---------- DATA PROVIDED
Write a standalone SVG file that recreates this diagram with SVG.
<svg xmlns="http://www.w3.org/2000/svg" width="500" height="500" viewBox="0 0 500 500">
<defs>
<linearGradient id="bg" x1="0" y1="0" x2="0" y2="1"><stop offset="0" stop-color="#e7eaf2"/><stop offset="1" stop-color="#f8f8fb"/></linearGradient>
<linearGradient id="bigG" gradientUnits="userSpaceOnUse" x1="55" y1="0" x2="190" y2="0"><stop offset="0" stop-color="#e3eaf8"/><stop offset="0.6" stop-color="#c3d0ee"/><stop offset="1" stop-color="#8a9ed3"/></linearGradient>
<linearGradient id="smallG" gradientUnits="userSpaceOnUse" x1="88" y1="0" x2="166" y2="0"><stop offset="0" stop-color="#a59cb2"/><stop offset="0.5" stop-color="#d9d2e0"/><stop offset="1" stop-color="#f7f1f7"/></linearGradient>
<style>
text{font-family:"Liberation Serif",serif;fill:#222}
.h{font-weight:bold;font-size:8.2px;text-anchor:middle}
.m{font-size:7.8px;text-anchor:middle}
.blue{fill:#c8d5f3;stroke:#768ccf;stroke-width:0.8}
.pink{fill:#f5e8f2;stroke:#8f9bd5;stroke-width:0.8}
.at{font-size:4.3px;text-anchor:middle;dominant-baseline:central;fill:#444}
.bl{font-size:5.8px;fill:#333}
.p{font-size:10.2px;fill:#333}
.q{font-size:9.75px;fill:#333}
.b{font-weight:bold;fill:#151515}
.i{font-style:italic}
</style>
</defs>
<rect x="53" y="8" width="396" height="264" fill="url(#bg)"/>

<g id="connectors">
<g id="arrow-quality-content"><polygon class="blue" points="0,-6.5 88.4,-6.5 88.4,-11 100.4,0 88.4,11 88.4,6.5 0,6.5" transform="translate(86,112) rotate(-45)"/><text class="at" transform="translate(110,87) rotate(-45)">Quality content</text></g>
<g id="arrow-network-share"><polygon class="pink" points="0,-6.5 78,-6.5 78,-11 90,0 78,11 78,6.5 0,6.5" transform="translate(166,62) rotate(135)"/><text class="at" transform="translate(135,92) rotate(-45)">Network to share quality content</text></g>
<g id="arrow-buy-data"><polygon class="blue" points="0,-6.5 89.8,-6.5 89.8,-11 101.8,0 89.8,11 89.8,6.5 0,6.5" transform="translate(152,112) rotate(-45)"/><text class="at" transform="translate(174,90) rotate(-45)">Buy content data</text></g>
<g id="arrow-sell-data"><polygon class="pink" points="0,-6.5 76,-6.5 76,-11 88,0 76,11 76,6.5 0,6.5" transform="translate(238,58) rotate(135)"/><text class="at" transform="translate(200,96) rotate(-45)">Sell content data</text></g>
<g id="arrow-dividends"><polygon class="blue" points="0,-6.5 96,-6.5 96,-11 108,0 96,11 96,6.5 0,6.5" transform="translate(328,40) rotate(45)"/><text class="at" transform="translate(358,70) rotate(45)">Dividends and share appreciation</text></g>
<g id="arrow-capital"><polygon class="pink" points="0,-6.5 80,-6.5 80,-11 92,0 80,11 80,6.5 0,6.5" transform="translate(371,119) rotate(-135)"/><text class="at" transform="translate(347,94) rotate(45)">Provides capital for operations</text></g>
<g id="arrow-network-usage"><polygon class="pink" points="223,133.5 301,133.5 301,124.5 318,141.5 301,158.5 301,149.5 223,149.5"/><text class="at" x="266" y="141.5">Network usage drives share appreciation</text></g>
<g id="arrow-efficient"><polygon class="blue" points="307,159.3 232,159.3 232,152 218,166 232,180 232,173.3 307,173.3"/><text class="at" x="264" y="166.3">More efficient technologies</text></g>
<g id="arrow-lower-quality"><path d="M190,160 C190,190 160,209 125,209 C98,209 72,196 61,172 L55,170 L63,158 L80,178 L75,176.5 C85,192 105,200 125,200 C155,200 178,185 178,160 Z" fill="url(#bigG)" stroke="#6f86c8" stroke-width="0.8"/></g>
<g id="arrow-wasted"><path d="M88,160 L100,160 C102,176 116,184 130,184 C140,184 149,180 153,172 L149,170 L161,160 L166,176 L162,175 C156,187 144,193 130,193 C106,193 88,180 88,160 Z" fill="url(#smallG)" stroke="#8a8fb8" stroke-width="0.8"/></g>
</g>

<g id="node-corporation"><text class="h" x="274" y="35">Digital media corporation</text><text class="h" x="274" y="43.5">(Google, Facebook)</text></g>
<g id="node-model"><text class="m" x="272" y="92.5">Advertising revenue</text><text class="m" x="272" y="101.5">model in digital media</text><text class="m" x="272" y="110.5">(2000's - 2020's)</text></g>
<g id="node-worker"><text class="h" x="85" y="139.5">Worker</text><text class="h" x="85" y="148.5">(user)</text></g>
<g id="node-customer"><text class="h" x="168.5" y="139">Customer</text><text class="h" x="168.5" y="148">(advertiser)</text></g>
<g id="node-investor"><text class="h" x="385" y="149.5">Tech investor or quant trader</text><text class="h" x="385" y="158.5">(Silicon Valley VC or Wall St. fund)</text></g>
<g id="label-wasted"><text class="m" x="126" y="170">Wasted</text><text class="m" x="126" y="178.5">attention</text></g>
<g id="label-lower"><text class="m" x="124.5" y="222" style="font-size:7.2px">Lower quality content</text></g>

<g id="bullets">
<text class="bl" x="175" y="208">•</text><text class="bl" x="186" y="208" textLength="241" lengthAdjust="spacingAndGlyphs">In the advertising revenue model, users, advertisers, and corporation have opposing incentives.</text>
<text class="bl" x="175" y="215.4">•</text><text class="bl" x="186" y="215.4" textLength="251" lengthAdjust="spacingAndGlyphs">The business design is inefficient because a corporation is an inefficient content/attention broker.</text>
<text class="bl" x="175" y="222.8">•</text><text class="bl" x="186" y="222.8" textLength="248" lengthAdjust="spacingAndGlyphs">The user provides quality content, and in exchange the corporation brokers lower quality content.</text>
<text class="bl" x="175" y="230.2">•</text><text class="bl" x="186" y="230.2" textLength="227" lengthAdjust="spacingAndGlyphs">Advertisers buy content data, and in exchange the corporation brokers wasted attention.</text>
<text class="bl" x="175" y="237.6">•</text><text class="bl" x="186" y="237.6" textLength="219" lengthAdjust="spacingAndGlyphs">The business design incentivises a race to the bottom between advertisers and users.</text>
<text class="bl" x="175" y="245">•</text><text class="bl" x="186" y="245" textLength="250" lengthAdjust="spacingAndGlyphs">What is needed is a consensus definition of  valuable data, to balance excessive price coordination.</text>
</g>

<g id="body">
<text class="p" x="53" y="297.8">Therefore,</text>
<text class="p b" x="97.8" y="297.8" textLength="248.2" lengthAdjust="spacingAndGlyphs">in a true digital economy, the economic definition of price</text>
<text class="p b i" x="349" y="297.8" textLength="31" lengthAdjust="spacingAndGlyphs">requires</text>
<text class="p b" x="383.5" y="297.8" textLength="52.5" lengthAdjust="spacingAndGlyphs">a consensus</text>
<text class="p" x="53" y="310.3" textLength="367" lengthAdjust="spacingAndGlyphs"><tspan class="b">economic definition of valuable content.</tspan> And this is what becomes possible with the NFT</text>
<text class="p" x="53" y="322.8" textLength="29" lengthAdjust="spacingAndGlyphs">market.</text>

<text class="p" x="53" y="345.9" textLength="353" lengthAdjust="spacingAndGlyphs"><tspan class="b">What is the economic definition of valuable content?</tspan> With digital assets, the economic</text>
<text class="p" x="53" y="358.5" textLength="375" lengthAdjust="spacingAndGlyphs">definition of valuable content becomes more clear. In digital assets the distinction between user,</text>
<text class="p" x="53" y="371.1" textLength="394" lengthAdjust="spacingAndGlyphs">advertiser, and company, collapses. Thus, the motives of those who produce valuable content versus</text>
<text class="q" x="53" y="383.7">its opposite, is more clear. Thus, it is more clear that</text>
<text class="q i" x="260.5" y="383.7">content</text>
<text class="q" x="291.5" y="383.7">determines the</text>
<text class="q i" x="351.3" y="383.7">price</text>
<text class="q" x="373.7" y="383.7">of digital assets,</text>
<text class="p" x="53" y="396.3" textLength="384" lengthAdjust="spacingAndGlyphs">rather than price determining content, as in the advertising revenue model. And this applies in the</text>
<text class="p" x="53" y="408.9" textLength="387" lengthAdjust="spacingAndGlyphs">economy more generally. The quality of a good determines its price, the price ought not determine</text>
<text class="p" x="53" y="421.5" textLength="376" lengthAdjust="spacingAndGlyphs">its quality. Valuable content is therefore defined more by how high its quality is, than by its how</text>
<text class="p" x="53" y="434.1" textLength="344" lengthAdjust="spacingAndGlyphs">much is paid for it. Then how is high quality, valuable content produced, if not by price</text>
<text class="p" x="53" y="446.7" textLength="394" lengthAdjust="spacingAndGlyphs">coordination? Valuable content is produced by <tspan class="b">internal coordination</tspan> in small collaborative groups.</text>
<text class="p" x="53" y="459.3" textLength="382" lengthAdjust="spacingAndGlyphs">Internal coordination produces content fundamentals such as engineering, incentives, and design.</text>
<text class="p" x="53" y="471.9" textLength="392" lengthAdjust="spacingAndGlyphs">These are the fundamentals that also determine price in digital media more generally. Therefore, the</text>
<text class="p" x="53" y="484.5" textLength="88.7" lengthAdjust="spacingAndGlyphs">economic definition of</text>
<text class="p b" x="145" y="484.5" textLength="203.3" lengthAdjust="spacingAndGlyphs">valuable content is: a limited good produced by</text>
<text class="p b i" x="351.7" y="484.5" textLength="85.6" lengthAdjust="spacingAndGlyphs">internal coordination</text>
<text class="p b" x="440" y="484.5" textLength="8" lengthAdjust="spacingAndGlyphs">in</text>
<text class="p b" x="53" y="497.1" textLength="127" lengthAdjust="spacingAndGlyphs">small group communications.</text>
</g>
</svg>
--------------------
---------- DATA PROVIDED
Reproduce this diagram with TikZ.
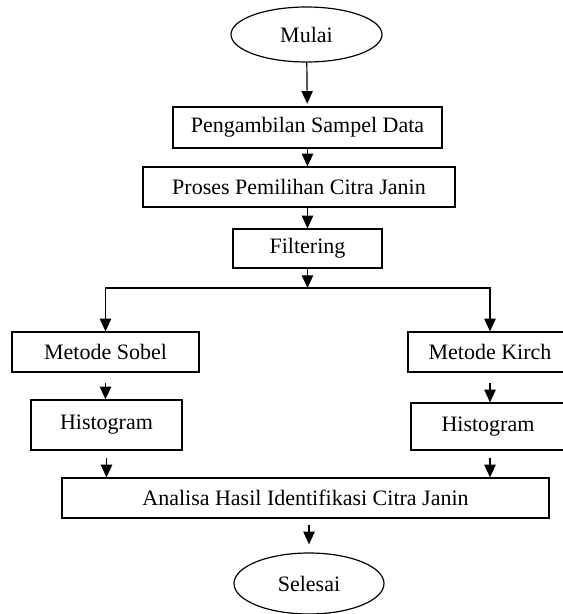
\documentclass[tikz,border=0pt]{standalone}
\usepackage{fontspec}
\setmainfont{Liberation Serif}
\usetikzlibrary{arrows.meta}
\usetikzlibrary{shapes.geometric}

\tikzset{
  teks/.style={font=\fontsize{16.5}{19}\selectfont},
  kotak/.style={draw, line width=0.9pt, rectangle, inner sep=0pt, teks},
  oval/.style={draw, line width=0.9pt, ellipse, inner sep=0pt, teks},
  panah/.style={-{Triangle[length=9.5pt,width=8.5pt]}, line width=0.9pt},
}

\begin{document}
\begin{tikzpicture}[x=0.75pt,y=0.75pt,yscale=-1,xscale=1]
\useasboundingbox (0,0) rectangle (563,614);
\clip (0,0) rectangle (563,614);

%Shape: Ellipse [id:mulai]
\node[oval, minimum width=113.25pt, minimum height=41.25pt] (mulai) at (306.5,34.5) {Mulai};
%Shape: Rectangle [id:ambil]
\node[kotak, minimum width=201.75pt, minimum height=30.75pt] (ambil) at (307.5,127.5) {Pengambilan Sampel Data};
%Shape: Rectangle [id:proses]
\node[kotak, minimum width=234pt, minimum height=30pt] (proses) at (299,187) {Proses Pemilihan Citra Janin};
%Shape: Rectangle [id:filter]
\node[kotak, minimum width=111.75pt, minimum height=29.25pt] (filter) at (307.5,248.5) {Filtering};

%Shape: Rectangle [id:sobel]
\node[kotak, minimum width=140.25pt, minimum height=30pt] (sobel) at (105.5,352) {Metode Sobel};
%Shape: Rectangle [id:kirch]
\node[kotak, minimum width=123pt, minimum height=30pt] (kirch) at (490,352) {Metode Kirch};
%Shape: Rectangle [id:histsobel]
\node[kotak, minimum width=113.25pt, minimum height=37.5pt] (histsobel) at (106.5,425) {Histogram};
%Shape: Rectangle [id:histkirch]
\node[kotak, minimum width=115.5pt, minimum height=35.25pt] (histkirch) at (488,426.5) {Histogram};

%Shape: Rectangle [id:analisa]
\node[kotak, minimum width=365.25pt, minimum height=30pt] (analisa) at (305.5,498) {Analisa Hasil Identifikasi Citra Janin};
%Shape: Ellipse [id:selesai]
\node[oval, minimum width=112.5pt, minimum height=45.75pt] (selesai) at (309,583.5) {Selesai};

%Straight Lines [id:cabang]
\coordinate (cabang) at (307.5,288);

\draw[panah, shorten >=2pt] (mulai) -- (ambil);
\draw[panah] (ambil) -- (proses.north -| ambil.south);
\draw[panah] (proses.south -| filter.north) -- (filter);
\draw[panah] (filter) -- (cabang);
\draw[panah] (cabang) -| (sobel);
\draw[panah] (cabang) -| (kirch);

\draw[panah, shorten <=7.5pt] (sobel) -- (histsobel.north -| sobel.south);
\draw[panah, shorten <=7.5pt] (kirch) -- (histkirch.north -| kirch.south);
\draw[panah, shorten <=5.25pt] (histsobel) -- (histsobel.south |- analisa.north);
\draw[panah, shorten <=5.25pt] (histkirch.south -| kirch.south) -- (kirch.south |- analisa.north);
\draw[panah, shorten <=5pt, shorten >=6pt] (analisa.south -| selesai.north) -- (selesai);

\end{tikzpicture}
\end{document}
--------------------
---------- DATA PROVIDED
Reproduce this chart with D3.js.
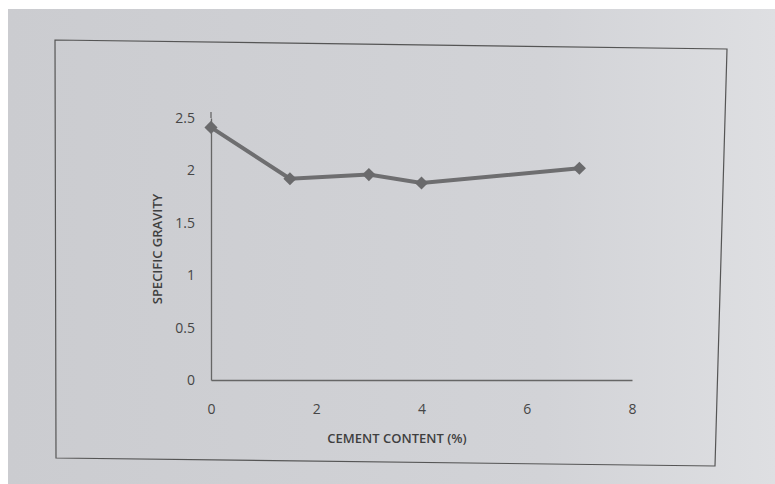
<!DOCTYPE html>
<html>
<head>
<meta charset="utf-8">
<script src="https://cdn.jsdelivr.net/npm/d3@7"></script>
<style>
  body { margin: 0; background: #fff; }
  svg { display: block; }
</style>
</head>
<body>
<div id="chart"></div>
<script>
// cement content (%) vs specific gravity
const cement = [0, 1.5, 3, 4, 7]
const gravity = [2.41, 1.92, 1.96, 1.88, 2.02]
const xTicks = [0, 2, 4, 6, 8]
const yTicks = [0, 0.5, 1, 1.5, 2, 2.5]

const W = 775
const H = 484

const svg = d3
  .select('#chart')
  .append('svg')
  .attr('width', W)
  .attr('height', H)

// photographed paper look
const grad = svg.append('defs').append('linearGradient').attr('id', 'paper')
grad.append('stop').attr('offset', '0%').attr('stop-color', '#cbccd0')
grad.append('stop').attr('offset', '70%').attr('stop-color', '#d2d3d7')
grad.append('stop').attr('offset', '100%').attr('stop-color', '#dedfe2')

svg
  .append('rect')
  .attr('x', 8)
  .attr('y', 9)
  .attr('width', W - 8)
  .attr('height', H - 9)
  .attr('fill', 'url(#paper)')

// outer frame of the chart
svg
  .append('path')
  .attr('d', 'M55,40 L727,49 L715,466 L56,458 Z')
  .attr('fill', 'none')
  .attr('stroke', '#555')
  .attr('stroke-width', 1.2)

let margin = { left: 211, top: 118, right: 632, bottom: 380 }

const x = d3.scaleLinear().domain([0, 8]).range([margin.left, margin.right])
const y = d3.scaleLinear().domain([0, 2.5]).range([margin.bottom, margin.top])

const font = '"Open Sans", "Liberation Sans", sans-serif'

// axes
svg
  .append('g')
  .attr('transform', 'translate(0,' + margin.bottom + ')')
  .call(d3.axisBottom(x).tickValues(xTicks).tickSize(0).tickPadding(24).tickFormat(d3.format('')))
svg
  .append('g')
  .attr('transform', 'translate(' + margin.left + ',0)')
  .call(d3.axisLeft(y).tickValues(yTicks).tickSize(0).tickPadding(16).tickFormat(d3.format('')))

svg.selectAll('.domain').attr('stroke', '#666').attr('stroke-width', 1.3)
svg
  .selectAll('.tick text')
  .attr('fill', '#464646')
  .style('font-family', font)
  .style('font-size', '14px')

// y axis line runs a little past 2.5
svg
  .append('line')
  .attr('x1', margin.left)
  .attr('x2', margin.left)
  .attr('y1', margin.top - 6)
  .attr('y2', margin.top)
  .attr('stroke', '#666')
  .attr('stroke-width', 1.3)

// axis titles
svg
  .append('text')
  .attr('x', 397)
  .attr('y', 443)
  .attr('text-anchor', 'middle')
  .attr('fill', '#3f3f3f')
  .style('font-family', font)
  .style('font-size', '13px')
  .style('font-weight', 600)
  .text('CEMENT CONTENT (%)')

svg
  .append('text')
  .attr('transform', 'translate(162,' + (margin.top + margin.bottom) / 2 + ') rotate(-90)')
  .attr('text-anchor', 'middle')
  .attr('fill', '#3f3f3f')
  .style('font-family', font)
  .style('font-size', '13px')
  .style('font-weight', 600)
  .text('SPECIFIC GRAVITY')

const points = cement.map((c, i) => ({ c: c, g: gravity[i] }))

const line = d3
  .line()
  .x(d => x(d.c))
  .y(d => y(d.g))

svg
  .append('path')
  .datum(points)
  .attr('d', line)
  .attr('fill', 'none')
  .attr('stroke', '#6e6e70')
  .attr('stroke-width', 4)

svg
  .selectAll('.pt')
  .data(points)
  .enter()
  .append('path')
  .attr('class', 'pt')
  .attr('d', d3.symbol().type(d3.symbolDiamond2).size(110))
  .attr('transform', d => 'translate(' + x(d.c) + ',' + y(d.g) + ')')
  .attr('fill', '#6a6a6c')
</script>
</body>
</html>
--------------------
#### EXERCISE:
Copy each line above that contains the string "chart".

#### SOLUTION FOR THIS TASK:
Reproduce this chart with D3.js.
<div id="chart"></div>
  .select('#chart')
// outer frame of the chart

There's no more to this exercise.